▶ _What you will do_
Write out the listing, please, but only from its first line through the line containing "import * as", exactly as given and without pictures.
** Begin Input rows **
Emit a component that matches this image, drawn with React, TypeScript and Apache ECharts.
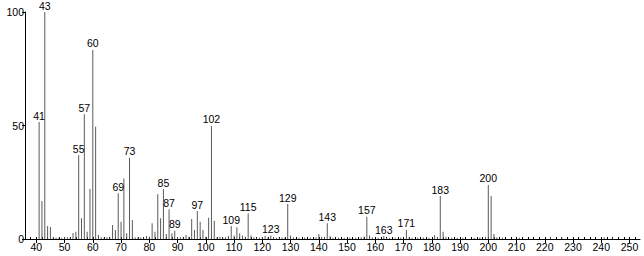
import React, { useEffect, useRef } from "react";
import * as echarts from "echarts";

const mzValues: number[] = [
  41, 42, 43, 44, 45, 46, 47, 48, 49, 50, 51, 52, 53, 54, 55, 56, 57, 58, 59, 60,
  61, 62, 63, 64, 65, 66, 67, 68, 69, 70, 71, 72, 73, 74, 75, 76, 77, 78, 79, 80,
  81, 82, 83, 84, 85, 86, 87, 88, 89, 90, 91, 92, 93, 94, 95, 96, 97, 98, 99, 100,
  101, 102, 103, 104, 105, 106, 107, 108, 109, 110, 111, 112, 113, 114, 115, 116, 117, 118, 119, 120,
  121, 122, 123, 124, 125, 126, 127, 128, 129, 130, 131, 133, 135, 137, 139, 140, 141, 142, 143, 144,
  145, 147, 149, 151, 153, 155, 156, 157, 158, 159, 161, 163, 164, 165, 167, 169, 171, 172, 173, 175,
  177, 179, 181, 182, 183, 184, 185, 187, 189, 191, 195, 197, 199, 200, 201, 202, 203, 205, 211, 222,
  226, 241, 244,
];

const intensities: number[] = [
  51.5, 16.7, 100, 5.7, 5.3, 0.8, 0.6, 0.5, 0.6, 0.7, 0.8, 0.6, 2.6, 3.2, 36.9, 9.1, 55, 3.2, 22, 83.3,
  49.5, 1.8, 0.8, 0.6, 0.8, 0.7, 6.2, 4, 20.1, 7.6, 26.7, 2.5, 35.8, 8.4, 0.8, 0.5, 0.7, 0.5, 1.3, 1,
  6.9, 3.2, 19.7, 9.1, 22, 2.2, 13.1, 2.5, 3.6, 0.8, 0.8, 0.5, 1.8, 1, 8.8, 4, 12.3, 7.6, 4, 1,
  9.4, 49.8, 8, 0.8, 1, 0.6, 0.8, 1.3, 5.7, 1.5, 5.2, 2.5, 1.5, 0.7, 11.2, 1.5, 0.8, 0.5, 0.6, 0.8,
  1.3, 0.6, 1.5, 0.8, 0.6, 0.5, 0.8, 0.6, 15.4, 1.5, 0.8, 0.5, 0.7, 0.7, 0.8, 2.2, 1, 0.8, 6.9, 1.2,
  0.6, 0.5, 0.6, 0.7, 0.5, 0.8, 1, 9.8, 1.5, 0.7, 0.6, 1.3, 0.6, 0.5, 0.6, 0.7, 4, 0.8, 0.5, 0.6,
  0.7, 0.5, 1.8, 0.8, 18.9, 3.2, 1, 0.5, 0.6, 0.5, 0.6, 0.7, 1, 23.8, 18.9, 2.2, 0.7, 0.5, 0.6, 1,
  0.8, 0.8, 0.6,
];

const labeledPeaks: number[] = [
  41, 43, 55, 57, 60, 69, 73, 85, 87, 89, 97, 102, 109, 115, 123, 129, 143, 157, 163, 171, 183, 200,
];

const xMajorTicks: number[] = [40, 50, 60, 70, 80, 90, 100, 110, 120, 130, 140, 150, 160, 170, 180, 190, 200, 210, 220, 230, 240, 250];
const xMinorTicks: number[] = [];
for (let v = 36; v <= 252; v += 2) xMinorTicks.push(v);

const yTicks: number[] = [0, 50, 100];

export default function App() {
  const ref = useRef<HTMLDivElement>(null);
  useEffect(() => {
    if (!ref.current) return;
    const chart = echarts.init(ref.current, null, { renderer: "svg" });
    const font = "Liberation Sans";
    const data = mzValues.map((mz, i) => ({
      value: [mz, intensities[i]],
      label: { show: labeledPeaks.includes(mz) },
    }));
    chart.setOption({
      animation: false,
      backgroundColor: "#ffffff",
      grid: { left: 25, right: 4, top: 12, bottom: 17 },
      xAxis: [
        {
          type: "value",
          min: 36,
          max: 253.7,
          splitLine: { show: false },
          axisLine: { show: true, lineStyle: { color: "#000", width: 1 } },
          axisTick: { show: true, length: 4, customValues: xMajorTicks, lineStyle: { color: "#000" } },
          axisLabel: {
            show: true,
            customValues: xMajorTicks,
            fontSize: 10.5,
            fontFamily: font,
            color: "#000",
            margin: 2,
          },
        },
        {
          type: "value",
          min: 36,
          max: 253.7,
          position: "bottom",
          splitLine: { show: false },
          axisLine: { show: false },
          axisTick: { show: true, inside: true, length: 2, customValues: xMinorTicks, lineStyle: { color: "#000" } },
          axisLabel: { show: false },
        },
      ],
      yAxis: {
        type: "value",
        min: 0,
        max: 100,
        interval: 50,
        splitLine: { show: false },
        axisLine: { show: true, lineStyle: { color: "#000", width: 1 } },
        axisTick: { show: true, length: 3, customValues: yTicks, lineStyle: { color: "#000" } },
        axisLabel: {
          fontSize: 10.5,
          fontFamily: font,
          color: "#000",
          margin: 1,
          customValues: yTicks,
        },
      },
      series: [
        {
          type: "bar",
          xAxisIndex: 0,
          barWidth: 1,
          itemStyle: { color: "#5a5a5a" },
          label: {
            position: "top",
            distance: 1,
            fontSize: 10.5,
            fontFamily: font,
            color: "#000",
            formatter: (p: any) => String(p.value[0]),
          },
          data,
        },
      ],
    });
    return () => chart.dispose();
  }, []);
  return (
    <div
      ref={ref}
      style={{ position: "fixed", left: 0, top: 0, width: 644, height: 256, background: "#fff" }}
    />
  );
}
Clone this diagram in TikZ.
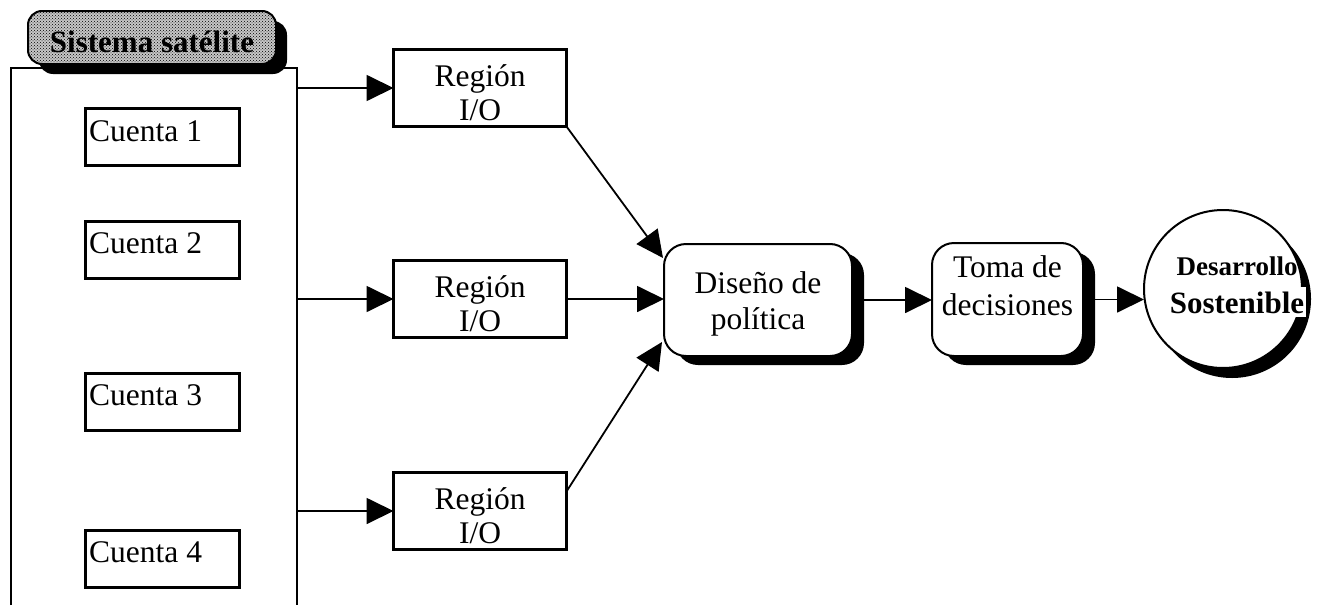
\documentclass[tikz,border=0pt]{standalone}
\usepackage{fontspec}
\setmainfont{Liberation Serif}
\usetikzlibrary{arrows.meta,calc,patterns,shadows}

\tikzset{
  acct/.style={draw, line width=3pt, minimum width=154pt, minimum height=57pt,
    outer sep=0pt, inner sep=0pt},
  region/.style={draw, line width=3pt, minimum width=173pt, minimum height=77pt,
    outer sep=0pt, inner sep=0pt},
  stage/.style={draw, line width=2pt, rounded corners=22pt, fill=white,
    outer sep=0pt, inner sep=0pt,
    drop shadow={fill=black, opacity=1, shadow xshift=12pt, shadow yshift=-9pt}},
  lbl/.style={font=\fontsize{31.5pt}{34pt}\selectfont, align=center, inner sep=0pt},
  boldlbl/.style={font=\bfseries\fontsize{#1}{#1}\selectfont, anchor=base, inner sep=0pt},
  conn/.style={line width=1.8pt, -{Triangle[length=27pt, width=26pt]}},
  panel/.style={line width=2pt}
}

\begin{document}
\begin{tikzpicture}[x=1pt, y=-1pt]
\useasboundingbox (0,0) rectangle (1332,605);

% open frame holding the satellite accounts
\coordinate (ptl) at (11,68);
\coordinate (ptr) at (297,68);
\coordinate (pbl) at (11,605);
\coordinate (pbr) at (297,605);
\draw[panel] (pbl) -- (ptl) -- (ptr) -- (pbr);

% title banner with dotted fill
\node[draw, line width=2pt, rounded corners=14pt, minimum width=248pt, minimum height=53pt,
      fill=black!22, postaction={pattern=crosshatch dots, pattern color=black},
      drop shadow={fill=black, opacity=1, shadow xshift=11pt, shadow yshift=-10pt},
      outer sep=0pt, inner sep=0pt] (sat) at (152,37.5) {};
\node[boldlbl=31pt] (satt) at (152,52) {Sistema satélite};

% accounts
\node[acct] (c1) at (162.5,137) {};
\node[acct] (c2) at (162.5,249.5) {};
\node[acct] (c3) at (162.5,401.5) {};
\node[acct] (c4) at (162.5,558.5) {};
\foreach \i in {1,...,4}
  \node[lbl, anchor=base west] (c\i t) at ($(c\i.north west)+(3.5,32.5)$) {Cuenta \i};

% regional input-output tables
\node[region] (r1) at (480,88) {};
\node[region] (r2) at (480,299) {};
\node[region] (r3) at (480,511) {};
\foreach \i in {1,2,3}
  \node[lbl] (r\i t) at ($(r\i)+(0,4.5)$) {Región\\I/O};

% policy and decision stages
\node[stage, minimum width=188pt, minimum height=112pt] (dis) at (758,300) {};
\node[lbl, font=\fontsize{31.5pt}{36pt}\selectfont] (dist) at (758,303.5) {Diseño de\\política};

\node[stage, minimum width=151pt, minimum height=113pt] (toma) at (1007.5,299.5) {};
\node[lbl, font=\fontsize{31.5pt}{38pt}\selectfont] (tomat) at (1007.5,285.5) {Toma de\\decisiones};

% goal
\node[circle, draw, line width=2pt, fill=white, minimum size=158pt, outer sep=0pt, inner sep=0pt,
      drop shadow={fill=black, opacity=1, shadow xshift=9pt, shadow yshift=-10pt}] (goal) at (1223,289) {};
\node[boldlbl=27pt] (goal1) at (1237,275) {Desarrollo};
\node[boldlbl=31pt, fill=white, inner xsep=2pt, inner ysep=4pt] (goal2) at (1237,313) {Sostenible};

% connectors
\draw[conn] (ptr |- r1.west) -- (r1.west);
\draw[conn] (ptr |- r2.west) -- (r2.west);
\draw[conn] (ptr |- r3.west) -- (r3.west);
\draw[conn] (r1.south east) -- ($(dis.north west)+(-1,14)$);
\draw[conn] (r2.east) -- (r2.east -| dis.west);
\draw[conn] ($(r3.north east)+(0,19)$) -- ($(dis.south west)+(-2,-14)$);
\draw[conn] (dis.east) -- (dis.east -| toma.west);
\draw[conn] (toma.east) -- (toma.east -| goal.west);
\end{tikzpicture}
\end{document}
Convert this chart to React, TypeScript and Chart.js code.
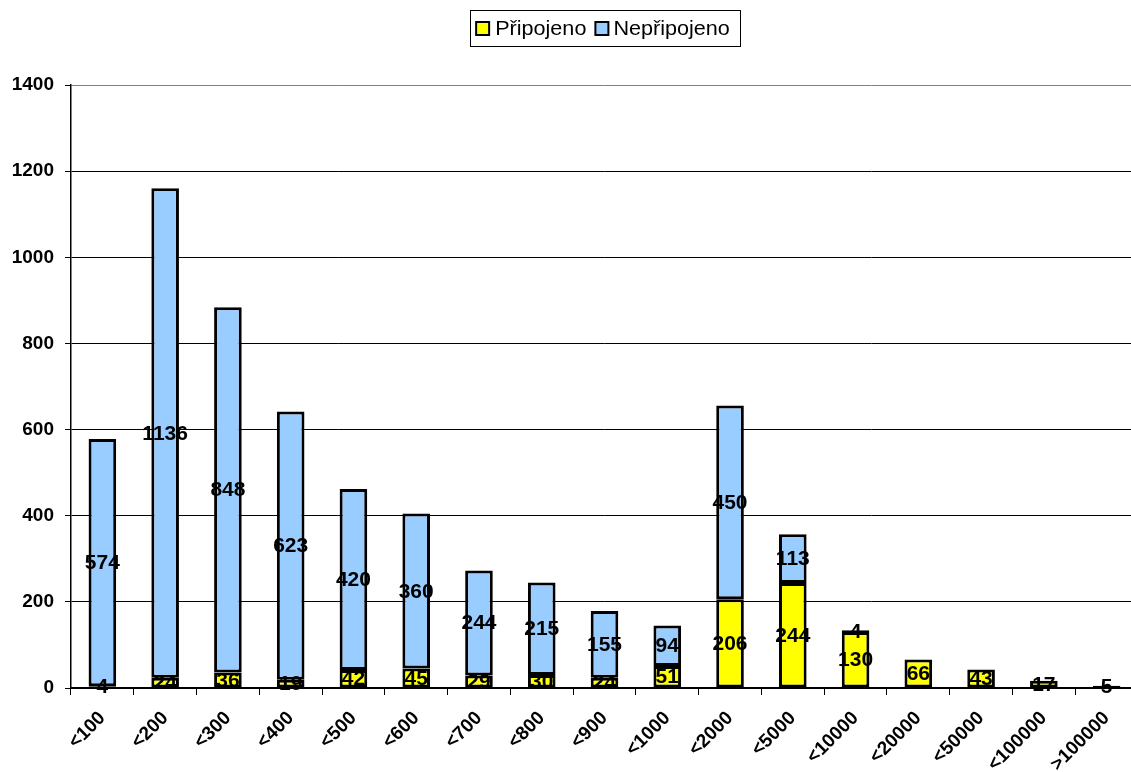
import { useEffect, useRef } from "react";
import { Chart, registerables } from "chart.js";

Chart.register(...registerables);

const categories = ["<100", "<200", "<300", "<400", "<500", "<600", "<700", "<800", "<900", "<1000", "<2000", "<5000", "<10000", "<20000", "<50000", "<100000", ">100000"];
const pripojeno = [4, 24, 36, 19, 42, 45, 29, 30, 24, 51, 206, 244, 130, 66, 43, 17, 5];
const nepripojeno = [574, 1136, 848, 623, 420, 360, 244, 215, 155, 94, 450, 113, 4, 0, 0, 0, 0];
const seriesNames = ["Připojeno", "Nepřipojeno"];
const seriesColors = ["#FFFF00", "#99CCFF"];
const yMin = 0;
const yMax = 1400;
const yStep = 200;

const FONT = '"Liberation Sans", Arial, sans-serif';

const valueLabels = {
  id: "valueLabels",
  afterDatasetsDraw(chart: any) {
    const ctx = chart.ctx;
    ctx.save();
    ctx.font = `bold 20px ${FONT}`;
    ctx.fillStyle = "#000";
    ctx.textAlign = "center";
    ctx.textBaseline = "middle";
    chart.data.datasets.forEach((ds: any, i: number) => {
      const meta = chart.getDatasetMeta(i);
      meta.data.forEach((bar: any, j: number) => {
        const v = ds.data[j];
        if (!v) return;
        const p = bar.getProps(["x", "y", "base"], true);
        const cy = (p.y + p.base) / 2 + 1;
        ctx.save();
        ctx.translate(p.x, cy);
        ctx.scale(1.05, 1);
        ctx.fillText(String(v), 0, 0);
        ctx.restore();
      });
    });
    ctx.restore();
  },
};

const boxLegend = {
  id: "boxLegend",
  afterDraw(chart: any) {
    const ctx = chart.ctx;
    ctx.save();
    ctx.font = `20px ${FONT}`;
    const sx = 1.08;
    const w = seriesNames.map((n) => ctx.measureText(n).width * sx);
    const sq = 13;
    const total = 6 + sq + 6 + w[0] + 9 + sq + 5 + w[1] + 10;
    const left = 605 - total / 2;
    const top = 10;
    const h = 36;
    ctx.fillStyle = "#fff";
    ctx.fillRect(left, top, total, h);
    ctx.strokeStyle = "#000";
    ctx.lineWidth = 1;
    ctx.strokeRect(Math.round(left) + 0.5, top + 0.5, Math.round(total), h);
    let x = left + 6;
    const cy = top + h / 2 + 0.5;
    seriesNames.forEach((n, i) => {
      ctx.fillStyle = seriesColors[i];
      ctx.fillRect(x, cy - sq / 2, sq, sq);
      ctx.lineWidth = 2;
      ctx.strokeStyle = "#000";
      ctx.strokeRect(x, cy - sq / 2, sq, sq);
      x += sq + (i === 0 ? 6 : 5);
      ctx.save();
      ctx.translate(x, cy);
      ctx.scale(sx, 1);
      ctx.fillStyle = "#000";
      ctx.textBaseline = "middle";
      ctx.textAlign = "left";
      ctx.fillText(n, 0, 1);
      ctx.restore();
      x += w[i] + 9;
    });
    ctx.restore();
  },
};

export default function App() {
  const ref = useRef<HTMLCanvasElement | null>(null);
  useEffect(() => {
    if (!ref.current) return;
    const chart = new Chart(ref.current, {
      type: "bar",
      data: {
        labels: categories,
        datasets: [
          {
            label: seriesNames[0],
            data: pripojeno,
            backgroundColor: seriesColors[0],
            borderColor: "#000",
            borderWidth: 3,
            borderSkipped: false,
            barPercentage: 0.44,
            categoryPercentage: 1,
          },
          {
            label: seriesNames[1],
            data: nepripojeno,
            backgroundColor: seriesColors[1],
            borderColor: "#000",
            borderWidth: 3,
            borderSkipped: false,
            barPercentage: 0.44,
            categoryPercentage: 1,
          },
        ],
      },
      options: {
        responsive: false,
        animation: false,
        layout: { padding: { top: 85, right: 2, left: 0, bottom: 0 } },
        plugins: {
          legend: { display: false },
          tooltip: { enabled: false },
          title: { display: false },
        },
        scales: {
          x: {
            stacked: true,
            afterFit: (s: any) => {
              s.height = 84;
            },
            grid: {
              offset: true,
              drawOnChartArea: false,
              drawTicks: true,
              tickLength: 7,
              color: "#000",
            },
            border: { display: true, color: "#000", width: 2 },
            ticks: {
              color: "#000",
              font: { family: FONT, size: 19, weight: "bold" },
              minRotation: 45,
              maxRotation: 45,
              autoSkip: false,
              padding: 12,
            },
          },
          y: {
            stacked: true,
            min: yMin,
            max: yMax,
            afterFit: (s: any) => {
              s.width = 71;
            },
            grid: {
              color: (c: any) => (c.tick && c.tick.value === yMax ? "#808080" : "#000"),
              tickColor: "#000",
              tickLength: 6,
              lineWidth: 1,
            },
            border: { display: true, color: "#000", width: 1.5 },
            ticks: {
              stepSize: yStep,
              color: "#000",
              font: { family: FONT, size: 19, weight: "bold" },
              padding: 11,
              callback: (v: any) => String(v),
            },
          },
        },
      },
      plugins: [valueLabels, boxLegend],
    } as any);
    return () => chart.destroy();
  }, []);
  return (
    <div style={{ position: "fixed", left: 0, top: 0, width: 1131, height: 772, overflow: "hidden", background: "#fff" }}>
      <canvas ref={ref} width={1140} height={772} style={{ display: "block", width: 1140, height: 772 }} />
    </div>
  );
}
** End Input rows **
▶ _Result of the exercise_
Emit a component that matches this image, drawn with React, TypeScript and Apache ECharts.
import React, { useEffect, useRef } from "react";
import * as echarts from "echarts";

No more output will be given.